The DIY Series: How to modify your watch (Part 2)Fergus Nash
In Part 1 of this DIY Series, we went over the steps for assembling your own watch from scratch. Even if that’s not the avenue for you, maybe there’s a watch in your collection that’s never been quite as perfect as you’d hoped. If you’ve ever bought and sold similar black-dialled dive watches over and over again, then perhaps you just need to give one of them a personal touch. Watch modification really isn’t as scary as it sounds as long as you’re committed to the watch and don’t mind a big knock to the resale value. Here are a few ways you can personalise your watch.
Modification 1: Change the strap
I promise that there will be some more substantial modifications later on in this list, but changing a strap is the most basic and possibly the most effective way of changing the way a watch looks.

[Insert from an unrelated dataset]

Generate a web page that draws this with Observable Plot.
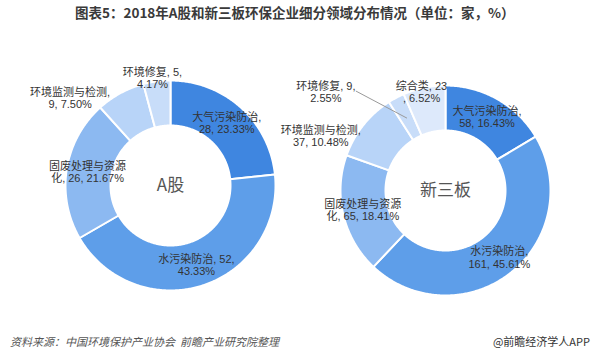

It’s also the gateway into the DIY attitude, doing some fiddly work with your fingers and making your own aesthetic judgements. Invest in a good spring-bar tool, measure your watch’s lug width, and go shopping.

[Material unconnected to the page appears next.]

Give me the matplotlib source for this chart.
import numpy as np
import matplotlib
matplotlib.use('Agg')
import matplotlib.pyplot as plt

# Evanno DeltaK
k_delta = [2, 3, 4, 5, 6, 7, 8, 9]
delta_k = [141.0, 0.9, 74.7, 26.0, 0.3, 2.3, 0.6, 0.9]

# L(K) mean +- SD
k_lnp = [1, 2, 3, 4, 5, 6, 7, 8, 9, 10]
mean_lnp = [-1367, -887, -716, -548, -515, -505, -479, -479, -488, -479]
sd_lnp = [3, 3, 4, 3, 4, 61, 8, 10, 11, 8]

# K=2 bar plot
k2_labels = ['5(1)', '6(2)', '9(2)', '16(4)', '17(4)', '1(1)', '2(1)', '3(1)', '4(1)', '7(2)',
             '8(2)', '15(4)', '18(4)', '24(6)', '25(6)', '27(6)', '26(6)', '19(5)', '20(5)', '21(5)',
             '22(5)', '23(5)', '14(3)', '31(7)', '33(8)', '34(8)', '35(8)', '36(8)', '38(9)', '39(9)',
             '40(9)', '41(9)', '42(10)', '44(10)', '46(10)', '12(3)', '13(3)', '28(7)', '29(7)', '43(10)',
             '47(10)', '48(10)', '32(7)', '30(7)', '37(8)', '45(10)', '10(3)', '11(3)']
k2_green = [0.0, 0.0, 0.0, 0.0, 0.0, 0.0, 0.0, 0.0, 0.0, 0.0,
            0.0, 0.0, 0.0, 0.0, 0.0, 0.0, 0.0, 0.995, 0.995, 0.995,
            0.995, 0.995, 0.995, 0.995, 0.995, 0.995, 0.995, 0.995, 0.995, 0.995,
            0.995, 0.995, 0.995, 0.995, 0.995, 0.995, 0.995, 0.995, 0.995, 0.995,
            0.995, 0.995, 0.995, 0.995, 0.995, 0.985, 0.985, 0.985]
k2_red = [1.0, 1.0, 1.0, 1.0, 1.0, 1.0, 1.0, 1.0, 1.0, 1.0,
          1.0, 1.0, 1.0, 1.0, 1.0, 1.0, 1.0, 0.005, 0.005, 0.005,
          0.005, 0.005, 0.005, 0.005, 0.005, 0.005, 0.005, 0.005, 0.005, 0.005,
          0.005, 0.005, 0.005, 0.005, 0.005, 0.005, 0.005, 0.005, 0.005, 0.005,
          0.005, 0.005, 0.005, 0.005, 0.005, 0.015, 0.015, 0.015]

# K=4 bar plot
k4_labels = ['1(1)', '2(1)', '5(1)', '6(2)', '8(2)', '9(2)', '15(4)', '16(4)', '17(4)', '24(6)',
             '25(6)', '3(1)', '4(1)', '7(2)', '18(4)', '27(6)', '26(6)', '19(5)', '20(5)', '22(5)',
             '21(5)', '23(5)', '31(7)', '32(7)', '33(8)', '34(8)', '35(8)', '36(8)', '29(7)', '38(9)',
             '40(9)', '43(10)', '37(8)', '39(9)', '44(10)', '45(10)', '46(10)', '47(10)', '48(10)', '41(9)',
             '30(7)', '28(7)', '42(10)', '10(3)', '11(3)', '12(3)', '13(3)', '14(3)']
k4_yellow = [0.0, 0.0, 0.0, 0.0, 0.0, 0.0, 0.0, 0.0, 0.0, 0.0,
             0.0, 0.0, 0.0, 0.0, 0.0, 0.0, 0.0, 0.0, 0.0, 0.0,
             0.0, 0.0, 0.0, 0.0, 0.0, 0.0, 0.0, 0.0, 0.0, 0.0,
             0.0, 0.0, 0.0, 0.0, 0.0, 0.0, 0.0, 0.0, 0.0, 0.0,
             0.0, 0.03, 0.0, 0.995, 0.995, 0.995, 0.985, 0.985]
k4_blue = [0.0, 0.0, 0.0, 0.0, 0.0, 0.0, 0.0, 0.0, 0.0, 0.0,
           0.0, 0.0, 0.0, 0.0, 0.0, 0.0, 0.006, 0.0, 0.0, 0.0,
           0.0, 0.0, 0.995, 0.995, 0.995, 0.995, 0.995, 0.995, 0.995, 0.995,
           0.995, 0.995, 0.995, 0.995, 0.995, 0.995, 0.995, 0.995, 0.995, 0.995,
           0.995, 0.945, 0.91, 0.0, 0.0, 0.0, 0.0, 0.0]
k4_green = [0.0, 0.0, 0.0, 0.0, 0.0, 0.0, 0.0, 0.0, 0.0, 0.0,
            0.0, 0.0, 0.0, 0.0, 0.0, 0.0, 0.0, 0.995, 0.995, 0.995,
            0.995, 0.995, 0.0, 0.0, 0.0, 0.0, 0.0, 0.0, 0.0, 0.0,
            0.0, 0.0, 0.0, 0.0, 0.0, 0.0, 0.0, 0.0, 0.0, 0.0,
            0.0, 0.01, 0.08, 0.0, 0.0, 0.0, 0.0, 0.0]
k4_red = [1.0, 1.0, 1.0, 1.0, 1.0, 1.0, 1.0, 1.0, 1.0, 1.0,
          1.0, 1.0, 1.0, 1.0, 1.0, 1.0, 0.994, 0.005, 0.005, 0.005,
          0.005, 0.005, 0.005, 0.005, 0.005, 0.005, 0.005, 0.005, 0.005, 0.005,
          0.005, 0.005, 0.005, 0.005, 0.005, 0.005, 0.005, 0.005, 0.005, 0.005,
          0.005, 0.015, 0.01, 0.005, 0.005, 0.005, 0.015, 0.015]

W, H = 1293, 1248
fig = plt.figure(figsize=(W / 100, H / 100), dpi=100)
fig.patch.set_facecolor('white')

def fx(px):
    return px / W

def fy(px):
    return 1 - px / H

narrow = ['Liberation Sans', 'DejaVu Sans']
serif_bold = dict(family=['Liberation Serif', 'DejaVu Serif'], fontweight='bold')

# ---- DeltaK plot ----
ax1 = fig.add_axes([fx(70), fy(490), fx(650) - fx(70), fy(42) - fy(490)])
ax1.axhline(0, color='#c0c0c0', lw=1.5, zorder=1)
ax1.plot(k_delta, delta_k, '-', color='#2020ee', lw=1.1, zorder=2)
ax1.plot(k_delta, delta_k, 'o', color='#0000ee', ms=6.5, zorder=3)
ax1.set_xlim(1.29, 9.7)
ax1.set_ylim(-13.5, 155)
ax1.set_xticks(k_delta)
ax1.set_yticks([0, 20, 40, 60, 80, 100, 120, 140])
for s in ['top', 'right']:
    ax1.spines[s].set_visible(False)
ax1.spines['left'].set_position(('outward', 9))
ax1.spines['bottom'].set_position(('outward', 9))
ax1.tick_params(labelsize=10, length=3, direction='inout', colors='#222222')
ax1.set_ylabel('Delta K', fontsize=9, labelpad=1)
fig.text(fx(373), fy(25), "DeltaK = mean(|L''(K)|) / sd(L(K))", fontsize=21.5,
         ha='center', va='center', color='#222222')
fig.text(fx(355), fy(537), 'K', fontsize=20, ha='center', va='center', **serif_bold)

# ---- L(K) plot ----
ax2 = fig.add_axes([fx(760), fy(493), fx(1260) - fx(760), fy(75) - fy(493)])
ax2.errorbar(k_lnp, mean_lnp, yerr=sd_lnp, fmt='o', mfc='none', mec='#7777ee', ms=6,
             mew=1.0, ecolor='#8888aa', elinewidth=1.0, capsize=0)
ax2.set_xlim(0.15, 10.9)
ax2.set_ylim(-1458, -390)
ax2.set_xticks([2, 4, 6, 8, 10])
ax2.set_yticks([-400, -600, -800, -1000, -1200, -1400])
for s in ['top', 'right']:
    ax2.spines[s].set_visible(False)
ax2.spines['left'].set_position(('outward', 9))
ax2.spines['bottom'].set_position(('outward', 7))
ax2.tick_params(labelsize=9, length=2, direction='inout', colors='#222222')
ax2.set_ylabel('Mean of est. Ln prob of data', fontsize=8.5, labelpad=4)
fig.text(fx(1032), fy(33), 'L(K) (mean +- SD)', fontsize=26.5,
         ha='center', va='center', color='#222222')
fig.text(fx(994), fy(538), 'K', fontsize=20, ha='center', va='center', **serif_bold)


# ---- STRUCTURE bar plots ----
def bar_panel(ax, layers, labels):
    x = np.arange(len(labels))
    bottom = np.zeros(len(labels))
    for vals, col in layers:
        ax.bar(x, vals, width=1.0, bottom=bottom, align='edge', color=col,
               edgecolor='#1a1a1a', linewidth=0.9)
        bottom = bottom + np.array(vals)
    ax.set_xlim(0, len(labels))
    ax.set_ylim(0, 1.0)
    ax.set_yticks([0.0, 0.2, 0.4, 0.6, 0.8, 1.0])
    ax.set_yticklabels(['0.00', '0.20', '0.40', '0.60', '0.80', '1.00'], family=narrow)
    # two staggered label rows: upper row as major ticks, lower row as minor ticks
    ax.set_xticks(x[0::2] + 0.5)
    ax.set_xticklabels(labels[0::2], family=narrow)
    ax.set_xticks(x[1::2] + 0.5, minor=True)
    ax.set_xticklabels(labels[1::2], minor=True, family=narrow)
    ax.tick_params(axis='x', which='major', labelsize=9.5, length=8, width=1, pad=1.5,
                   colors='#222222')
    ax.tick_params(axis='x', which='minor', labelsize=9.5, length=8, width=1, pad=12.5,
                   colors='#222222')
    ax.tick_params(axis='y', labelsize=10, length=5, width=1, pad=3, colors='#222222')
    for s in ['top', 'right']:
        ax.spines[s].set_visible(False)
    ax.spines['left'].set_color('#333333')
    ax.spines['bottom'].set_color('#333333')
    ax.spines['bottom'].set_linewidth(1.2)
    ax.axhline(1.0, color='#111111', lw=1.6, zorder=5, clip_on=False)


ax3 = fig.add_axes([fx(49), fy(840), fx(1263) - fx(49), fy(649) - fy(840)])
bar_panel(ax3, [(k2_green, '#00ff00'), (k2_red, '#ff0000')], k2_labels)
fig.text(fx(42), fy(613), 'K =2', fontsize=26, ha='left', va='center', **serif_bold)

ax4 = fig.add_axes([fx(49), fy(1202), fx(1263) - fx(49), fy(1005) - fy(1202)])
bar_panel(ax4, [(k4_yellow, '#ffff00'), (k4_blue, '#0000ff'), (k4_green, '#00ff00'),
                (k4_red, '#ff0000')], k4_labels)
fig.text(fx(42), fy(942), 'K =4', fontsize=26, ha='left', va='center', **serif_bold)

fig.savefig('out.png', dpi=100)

Modification 2: Change the hands
If you haven’t read the first part of The DIY Series, make sure to go back and read Step 2 about buying some watchmaking tools. There are plenty of watches out there with gorgeous dials and beautifully finished cases, only to be slightly let down by a pair of hands that feel anachronistic, out of style, or that don’t hit the markers the way you think they should. If your watch uses a movement that’s off-the-shelf or based on something like an ETA 2824, SW200, NH35 or many others, then there’s a good chance you’ll be able to find aftermarket replacements which fit. Simply search for hands followed by the calibre name, order the pair you like, and check out some YouTube tutorials on removing and installing watch hands. You’ve got to be careful while removing the movement and dial from the case, but it’s a deceptively simple task of levering off the existing hands and pressing on the new ones.
Modification 3: Customise the dial
Whether you’re a professional painter or just want to let your kid put a sticker on something, customising the existing dial is the most obvious way to make your watch stand out from the rest. If you go down the painting route, you’ll want to remove the dial from the movement and make sure that it’s completely dried before reinstalling it. If you just want to apply some decals, stickers, or maybe print your initials to look like you got your own gift from the watchmaker, you might get away with just taking the hands off temporarily.

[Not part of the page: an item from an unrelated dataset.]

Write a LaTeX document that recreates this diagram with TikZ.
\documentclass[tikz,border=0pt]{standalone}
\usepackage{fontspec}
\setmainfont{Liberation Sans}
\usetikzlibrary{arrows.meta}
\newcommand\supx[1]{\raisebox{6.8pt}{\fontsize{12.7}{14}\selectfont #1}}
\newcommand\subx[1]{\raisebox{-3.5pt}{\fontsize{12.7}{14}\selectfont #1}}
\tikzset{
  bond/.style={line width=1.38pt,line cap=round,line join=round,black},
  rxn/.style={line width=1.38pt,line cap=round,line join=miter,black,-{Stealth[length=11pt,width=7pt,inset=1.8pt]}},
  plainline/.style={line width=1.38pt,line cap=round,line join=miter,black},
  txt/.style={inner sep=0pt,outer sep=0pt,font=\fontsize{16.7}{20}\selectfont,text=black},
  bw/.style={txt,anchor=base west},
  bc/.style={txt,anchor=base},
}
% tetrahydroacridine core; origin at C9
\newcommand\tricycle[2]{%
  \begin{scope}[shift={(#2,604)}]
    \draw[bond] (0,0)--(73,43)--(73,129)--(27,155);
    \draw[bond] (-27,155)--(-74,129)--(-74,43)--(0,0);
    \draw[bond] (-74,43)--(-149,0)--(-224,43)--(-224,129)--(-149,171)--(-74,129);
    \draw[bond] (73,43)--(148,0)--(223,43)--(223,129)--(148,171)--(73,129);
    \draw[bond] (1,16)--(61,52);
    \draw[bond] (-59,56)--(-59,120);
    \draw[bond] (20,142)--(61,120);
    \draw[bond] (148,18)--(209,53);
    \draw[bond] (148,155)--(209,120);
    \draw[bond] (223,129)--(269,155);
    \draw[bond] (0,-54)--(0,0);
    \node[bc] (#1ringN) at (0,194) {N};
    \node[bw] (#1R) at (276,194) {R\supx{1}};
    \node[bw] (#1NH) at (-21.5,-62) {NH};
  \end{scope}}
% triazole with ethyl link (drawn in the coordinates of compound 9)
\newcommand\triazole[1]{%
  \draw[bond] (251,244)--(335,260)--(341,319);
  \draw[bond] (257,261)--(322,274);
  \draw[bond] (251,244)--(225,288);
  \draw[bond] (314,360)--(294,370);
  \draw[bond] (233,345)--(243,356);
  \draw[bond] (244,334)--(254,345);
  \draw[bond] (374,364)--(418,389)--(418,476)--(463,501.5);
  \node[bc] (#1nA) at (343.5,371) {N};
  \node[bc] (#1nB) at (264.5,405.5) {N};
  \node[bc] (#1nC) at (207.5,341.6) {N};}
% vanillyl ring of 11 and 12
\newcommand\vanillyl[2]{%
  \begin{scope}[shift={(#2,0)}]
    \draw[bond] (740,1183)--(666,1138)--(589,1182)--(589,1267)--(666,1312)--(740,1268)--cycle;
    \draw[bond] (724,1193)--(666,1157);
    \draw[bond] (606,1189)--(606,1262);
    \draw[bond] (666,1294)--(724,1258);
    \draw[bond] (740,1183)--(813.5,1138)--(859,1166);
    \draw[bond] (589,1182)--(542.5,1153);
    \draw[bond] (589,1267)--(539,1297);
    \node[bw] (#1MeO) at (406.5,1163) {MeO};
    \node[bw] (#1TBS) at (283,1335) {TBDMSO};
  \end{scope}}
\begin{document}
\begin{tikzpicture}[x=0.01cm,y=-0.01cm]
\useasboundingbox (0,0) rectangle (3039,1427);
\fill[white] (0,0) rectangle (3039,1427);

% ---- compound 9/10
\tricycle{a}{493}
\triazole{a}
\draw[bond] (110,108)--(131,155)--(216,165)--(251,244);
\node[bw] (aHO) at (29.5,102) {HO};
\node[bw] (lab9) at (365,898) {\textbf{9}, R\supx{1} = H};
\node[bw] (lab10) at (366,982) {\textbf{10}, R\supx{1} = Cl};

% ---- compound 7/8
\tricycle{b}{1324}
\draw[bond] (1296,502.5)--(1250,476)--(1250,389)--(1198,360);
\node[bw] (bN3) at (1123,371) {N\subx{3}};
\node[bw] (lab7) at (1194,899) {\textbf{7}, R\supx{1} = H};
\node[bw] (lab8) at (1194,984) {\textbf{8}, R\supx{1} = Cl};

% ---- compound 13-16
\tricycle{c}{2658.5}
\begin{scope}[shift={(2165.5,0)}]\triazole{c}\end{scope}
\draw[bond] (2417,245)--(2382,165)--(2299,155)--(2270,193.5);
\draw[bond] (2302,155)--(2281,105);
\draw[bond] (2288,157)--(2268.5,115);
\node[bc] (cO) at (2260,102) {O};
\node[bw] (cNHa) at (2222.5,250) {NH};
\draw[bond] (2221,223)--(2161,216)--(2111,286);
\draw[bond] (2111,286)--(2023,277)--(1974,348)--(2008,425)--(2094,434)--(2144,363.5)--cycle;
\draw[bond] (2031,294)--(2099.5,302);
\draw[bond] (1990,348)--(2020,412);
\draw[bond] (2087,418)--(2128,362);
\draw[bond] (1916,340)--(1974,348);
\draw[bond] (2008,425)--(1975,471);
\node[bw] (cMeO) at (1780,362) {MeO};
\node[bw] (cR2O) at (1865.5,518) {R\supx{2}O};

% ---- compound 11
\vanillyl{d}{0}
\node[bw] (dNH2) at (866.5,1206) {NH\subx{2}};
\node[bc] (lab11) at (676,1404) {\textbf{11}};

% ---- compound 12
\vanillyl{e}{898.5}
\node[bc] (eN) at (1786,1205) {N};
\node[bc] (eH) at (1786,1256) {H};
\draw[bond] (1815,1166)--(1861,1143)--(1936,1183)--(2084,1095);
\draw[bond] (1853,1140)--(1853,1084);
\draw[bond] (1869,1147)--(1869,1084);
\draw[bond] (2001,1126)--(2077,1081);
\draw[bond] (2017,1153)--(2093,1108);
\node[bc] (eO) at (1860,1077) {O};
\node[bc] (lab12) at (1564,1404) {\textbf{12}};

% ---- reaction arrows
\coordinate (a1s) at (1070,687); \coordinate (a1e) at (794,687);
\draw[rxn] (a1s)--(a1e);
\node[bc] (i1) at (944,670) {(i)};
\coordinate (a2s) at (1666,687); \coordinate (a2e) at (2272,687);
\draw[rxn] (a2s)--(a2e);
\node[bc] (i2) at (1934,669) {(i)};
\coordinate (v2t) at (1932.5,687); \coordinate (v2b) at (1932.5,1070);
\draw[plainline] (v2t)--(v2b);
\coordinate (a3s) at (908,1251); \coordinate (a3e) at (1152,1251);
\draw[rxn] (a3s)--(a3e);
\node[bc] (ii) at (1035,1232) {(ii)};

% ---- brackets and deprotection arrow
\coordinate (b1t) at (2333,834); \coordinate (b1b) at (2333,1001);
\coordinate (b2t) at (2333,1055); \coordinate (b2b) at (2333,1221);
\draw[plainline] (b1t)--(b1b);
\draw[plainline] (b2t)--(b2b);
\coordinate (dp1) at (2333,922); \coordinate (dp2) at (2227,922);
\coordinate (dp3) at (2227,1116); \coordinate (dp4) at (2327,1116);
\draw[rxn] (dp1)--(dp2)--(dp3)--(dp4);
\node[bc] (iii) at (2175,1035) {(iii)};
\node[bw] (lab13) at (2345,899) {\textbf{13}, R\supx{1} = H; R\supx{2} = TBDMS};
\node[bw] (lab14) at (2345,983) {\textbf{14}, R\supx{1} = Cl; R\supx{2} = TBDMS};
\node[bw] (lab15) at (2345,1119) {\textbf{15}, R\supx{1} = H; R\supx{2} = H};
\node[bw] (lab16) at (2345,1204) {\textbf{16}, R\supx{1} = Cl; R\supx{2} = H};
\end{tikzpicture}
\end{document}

Modification 4: Upgrade (or downgrade) the crystal
Since lab-grown sapphire became a widespread normality, it’s pretty rare that watch crystals need to be replaced. Before this, a new crystal was just considered a part of servicing as they would pick up scratches, marks, or occasionally cracks. That said, aftermarket crystals are still widely available for almost any (round) watch in existence. If yours is made from mineral glass, perhaps you want to upgrade to acrylic which can be polished to remove scratches, or sapphire which is scratch-resistant. You may even prefer the softer diffusal of light that acrylic brings, or you may want to swap out a piece of flat sapphire for a domed one. Anti-reflective coating is also a consideration, as it can be clear or tinted for different effects in the light.
Modification 5: Swap out the date wheel
One of the most common wristwatch bugbears is the use of a white date wheel with a black dial. Sometimes it can balance out the white hour marker on the opposite side of the dial if it’s placed well, but often it just looks like an afterthought and a result of penny-pinching. Assuming you’ve done the proper research with the watch’s movement and you’re confident in taking one slightly apart, then you can order a black or otherwise coloured wheel to install yourself.
Modification 6: Relicing / Faux-ageing
There’s a theory about cars and watches that your anxiety about getting it dirty or scratched leaves you as soon as that first scratch happens, so it’s best to just get that out of the way as soon as possible. Taking this to the extreme brings us down the path of relicing, as it’s been known in the guitar world for years. From leaving it under a strong UV lamp for a few weeks to simulate years’ worth of sun fading or throwing it across a gravel pathway, there’s really no incorrect way of trying to simulate decades of wear. The most important consideration, besides how far you want to take the damage, is what story you want the object to tell. For example, many scrapes moving in the same direction would imply that there was a single accident which caused it all, whereas a distribution of random yet light scratches will appear more natural.